What is the polynomial functor for the Bag monad

Ben Sprott 06/12/2018 at 16:19. 2 answers, 350 views
ct.category-theory monads

I may be wrong, but we should be able to write the Bag monad in a polynomial form. The bag monad, is exectly the multiset monad whose category of algebras are the commutative monoids. Another name for the bag monad is a container.

Containers are synonymous with polynomail functors. The data that defines a container are precisely the following morphisms in a locally Cartesian closed category $C$:

$$ 1 \xleftarrow{\text{f}} X \xrightarrow{\text{g}} Y \xrightarrow{\text{h}} 1 $$

Where $1$ is the terminal object in $C$. This defines an endofunctor for which there is a monad. Specifically, the endofunctor is :

$$ C/W \xrightarrow{\text{f^* }} C/X \xrightarrow{\Pi_g} C/Y \xrightarrow{\Sigma_h} C/Z $$

We are interested in endofunctors so $W$ and $Z$ are $1$ in $Set$.

What is the polynomial form of the bag monad?

2 Answers


Peter LeFanu Lumsdaine 06/12/2018 at 17:09.

The bag monad is not polynomial.

Any polynomial endofunctor must preserve pullbacks: $f^*$ and $\Pi_g$ preserve all limits since they’re right adjoints, while $\Sigma_h$, being just the forgetful functor from a slice category, is well known (and easily seen) to preserve all connected limits.

However, the bag monad doesn’t preserve pullbacks. Write $B$ for the bag monad, and consider the sets $X = \{a,b\}$, $Y = \{y,z\}$, and view their product as a pullback, $X \times Y = X \times_1 Y$. Then the canonical map $B(X \times Y) \to B(X) \times_{B(1)} B(Y)$ fails to be injective, since $\{(a,y),(b,z)\}$ and $\{(a,z),(b,y)\}$ are distinct in $B(X \times Y)$ but have the same image in $B(X)$ and $B(Y)$.

This example — and the fact that commutativity forms an obstacle to being polynomial, and similar sorts or representation — has appeared notably before in the literature, in for instance the note 3-computads do not form a presheaf category by Michael Makkai and Marek Zawadowski, and (essentially) in Carlos Simpson’s paper Homotopy types of strict 3-groupoids.


Eduardo Pareja Tobes 06/12/2018 at 17:06.

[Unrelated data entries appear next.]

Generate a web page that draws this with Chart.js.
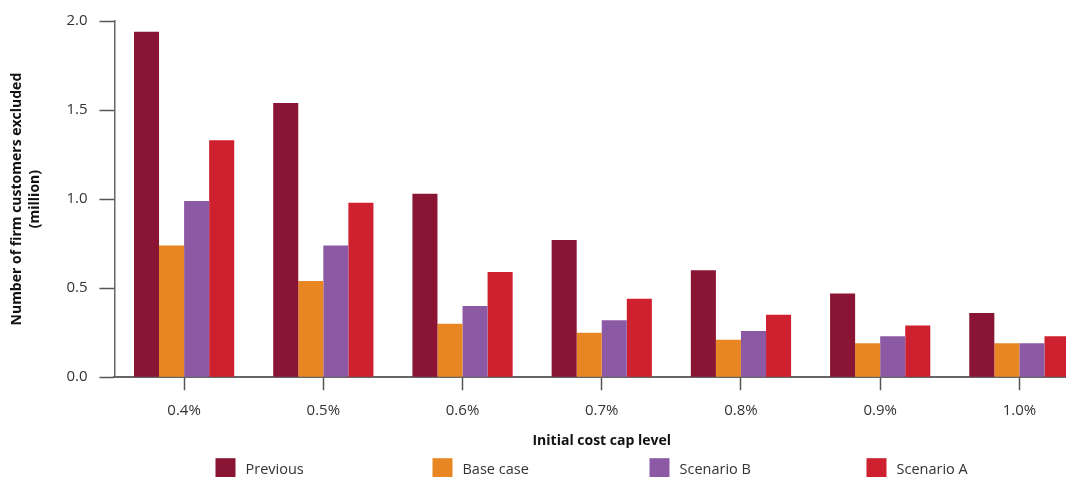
<html>
    <head>
        <title>Customers excluded by initial cost cap level</title>
        <script src="https://cdn.jsdelivr.net/npm/chart.js/dist/chart.umd.min.js"></script>
        <style>
            body { margin: 0; overflow: hidden; background: #fff; }
            #wrap { position: absolute; left: 0; top: 0; width: 1092px; height: 492px; }
        </style>
    </head>
    <body>
        <div id="wrap"><canvas id="myChart" width="1092" height="492"></canvas></div>
        <script>
            // cap levels on the x axis
            var capLevels = ["0.4%", "0.5%", "0.6%", "0.7%", "0.8%", "0.9%", "1.0%"];
            // firm customers excluded, in millions
            var previous  = [1.94, 1.54, 1.03, 0.77, 0.60, 0.47, 0.36];
            var baseCase  = [0.74, 0.54, 0.30, 0.25, 0.21, 0.19, 0.19];
            var scenarioB = [0.99, 0.74, 0.40, 0.32, 0.26, 0.23, 0.19];
            var scenarioA = [1.33, 0.98, 0.59, 0.44, 0.35, 0.29, 0.23];
            var yTicks = [0, 0.5, 1.0, 1.5, 2.0];

            var font = "'Open Sans', 'Noto Sans', sans-serif";

            // legend with evenly spaced entries under the plot
            const spacedLegend = {
                id: 'spacedLegend',
                afterDraw(chart) {
                    const c = chart.ctx;
                    const area = chart.chartArea;
                    c.save();
                    c.font = "14.5px " + font;
                    c.textBaseline = 'middle';
                    chart.data.datasets.forEach((ds, i) => {
                        const x = area.left + 101 + i * 217;
                        const y = area.bottom + 81;
                        c.fillStyle = ds.backgroundColor;
                        c.fillRect(x, y, 20, 20);
                        c.fillStyle = '#333';
                        c.fillText(ds.label, x + 30, y + 12);
                    });
                    c.restore();
                }
            };

            const ctx = document.getElementById('myChart').getContext('2d');
            const myChart = new Chart(ctx, {
                type: 'bar',
                data: {
                    labels: capLevels,
                    datasets: [
                        { label: "Previous", data: previous, backgroundColor: "#8a1433" },
                        { label: "Base case", data: baseCase, backgroundColor: "#e88623" },
                        { label: "Scenario B", data: scenarioB, backgroundColor: "#8c5aa5" },
                        { label: "Scenario A", data: scenarioA, backgroundColor: "#cf202f" },
                    ],
                },
                plugins: [spacedLegend],
                options: {
                    responsive: false,
                    animation: false,
                    layout: { padding: { top: 18, right: 3, left: 8, bottom: 38 } },
                    datasets: {
                        bar: { categoryPercentage: 0.72, barPercentage: 1.0, borderWidth: 0 }
                    },
                    plugins: {
                        tooltip: { enabled: false },
                        legend: { display: false },
                    },
                    scales: {
                        x: {
                            grid: {
                                display: true,
                                offset: false,
                                drawOnChartArea: false,
                                drawTicks: true,
                                tickLength: 13,
                                tickColor: '#555',
                                tickWidth: 1.5,
                            },
                            border: { color: '#666', width: 2 },
                            ticks: {
                                color: '#333',
                                padding: 12,
                                font: { family: font, size: 15 },
                            },
                            title: {
                                display: true,
                                text: "Initial cost cap level",
                                color: '#111',
                                padding: { top: 0, bottom: 5 },
                                font: { family: font, size: 14, weight: 'bold' },
                            },
                        },
                        y: {
                            min: 0,
                            max: 2,
                            afterBuildTicks: function (axis) {
                                axis.ticks = yTicks.map(v => ({ value: v }));
                            },
                            grid: {
                                drawOnChartArea: false,
                                drawTicks: true,
                                tickLength: 15,
                                tickColor: '#555',
                                tickWidth: 1.5,
                            },
                            border: { color: '#666', width: 1.5 },
                            ticks: {
                                color: '#333',
                                padding: 12,
                                font: { family: font, size: 15 },
                                callback: function (v) { return v.toFixed(1); },
                            },
                            title: {
                                display: true,
                                text: ["Number of firm customers excluded", "(million)"],
                                color: '#111',
                                padding: { top: 0, bottom: 10 },
                                font: { family: font, size: 14, weight: 'bold', lineHeight: 1.3 },
                            },
                        },
                    },
                },
            });
        </script>
    </body>
</html>
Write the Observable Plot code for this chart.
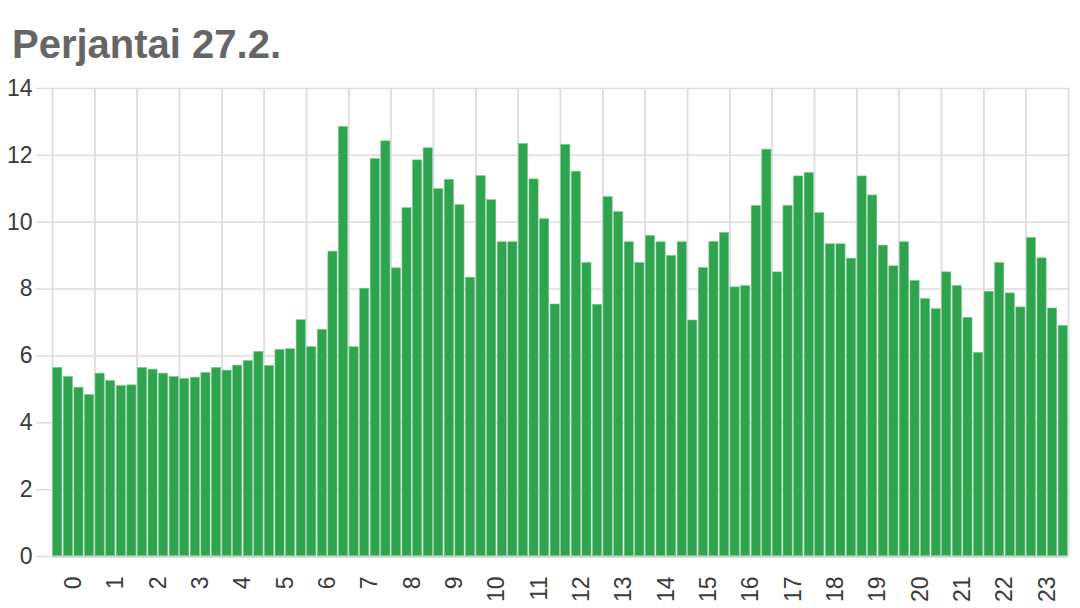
<!DOCTYPE html>
<html>
<head>
<meta charset="utf-8">
<script src="https://cdn.jsdelivr.net/npm/d3@7"></script>
<script src="https://cdn.jsdelivr.net/npm/@observablehq/plot@0.6"></script>
<style>
  html, body { margin: 0; padding: 0; background: #fff; }
  body { width: 1080px; height: 608px; overflow: hidden; font-family: "Liberation Sans", Arial, sans-serif; }
  #title { height: 60px; box-sizing: border-box; padding: 20px 0 0 12px; font-size: 40px; font-weight: bold; color: #666; line-height: 48px; }
  #chart svg { overflow: visible; }
</style>
</head>
<body>
<div id="title">Perjantai 27.2.</div>
<div id="chart"></div>
<script>
const hours = d3.range(0, 24);
const hourLabels = hours.map(String);
const yTicks = [0, 2, 4, 6, 8, 10, 12, 14];
// 15-minute values, 4 per hour, 00:00 .. 23:45
const values = [
  5.64, 5.37, 5.05, 4.83,
  5.47, 5.25, 5.10, 5.12,
  5.64, 5.59, 5.47, 5.37,
  5.31, 5.35, 5.49, 5.64,
  5.56, 5.71, 5.85, 6.12,
  5.70, 6.18, 6.20, 7.07,
  6.26, 6.78, 9.12, 12.85,
  6.26, 8.01, 11.89, 12.42,
  8.62, 10.42, 11.85, 12.21,
  10.99, 11.27, 10.51, 8.34,
  11.38, 10.66, 9.40, 9.40,
  12.34, 11.28, 10.09, 7.54,
  12.31, 11.51, 8.78, 7.53,
  10.75, 10.30, 9.40, 8.78,
  9.59, 9.40, 8.99, 9.40,
  7.06, 8.63, 9.41, 9.68,
  8.05, 8.09, 10.49, 12.17,
  8.50, 10.49, 11.37, 11.47,
  10.27, 9.34, 9.34, 8.91,
  11.37, 10.80, 9.30, 8.68,
  9.40, 8.24, 7.70, 7.40,
  8.50, 8.09, 7.14, 6.09,
  7.92, 8.78, 7.87, 7.45,
  9.53, 8.92, 7.42, 6.90
];

const data = values.map((v, i) => ({t: i / 4, v}));
const labelData = hours.map((h, i) => ({x: h + 0.5, label: hourLabels[i]}));

const chart = Plot.plot({
  width: 1080,
  height: 548,
  marginTop: 28,
  marginBottom: 52,
  marginLeft: 52,
  marginRight: 12,
  style: {fontFamily: "Liberation Sans, Arial, sans-serif", fontSize: "23px", color: "#3a3a3a", background: "#fff"},
  x: {type: "linear", domain: [0, 24], axis: null},
  y: {domain: [0, 14], axis: null},
  marks: [
    Plot.gridY(yTicks, {stroke: "#ddd", strokeOpacity: 1, strokeWidth: 1.5}),
    Plot.axisY(yTicks, {tickSize: 16, tickPadding: 4, stroke: "#ddd", strokeOpacity: 1, strokeWidth: 1.5, fill: "#3a3a3a", fontSize: 23, label: null}),
    Plot.gridX(d3.range(0, 25), {stroke: "#ddd", strokeOpacity: 1, strokeWidth: 1.5}),
    Plot.tickX(d3.range(0, 25), {y1: 0, y2: -0.48, stroke: "#ddd", strokeWidth: 1.5}),
    Plot.rectY(data, {x1: "t", x2: d => d.t + 0.25, y: "v", fill: "#2ea44f", stroke: "#7cc58c", strokeWidth: 0.6, insetLeft: 0.7, insetRight: 0.7}),
    Plot.ruleY([0], {stroke: "#ccc", strokeWidth: 2}),
    Plot.text(labelData, {x: "x", y: 0, text: "label", rotate: -90, textAnchor: "end", dy: 20, fill: "#3a3a3a", fontSize: 23})
  ]
});
document.getElementById("chart").appendChild(chart);
</script>
</body>
</html>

The free multiset functor is not polynomial in the standard sense; it is though in a categorified sense if you somehow keep track of the different ways two expressions are the same thanks to commutativity: for that you need to pass from the category Set to the 2-category of groupoids. See Data Types with Symmetries and Polynomial Functors over Groupoids.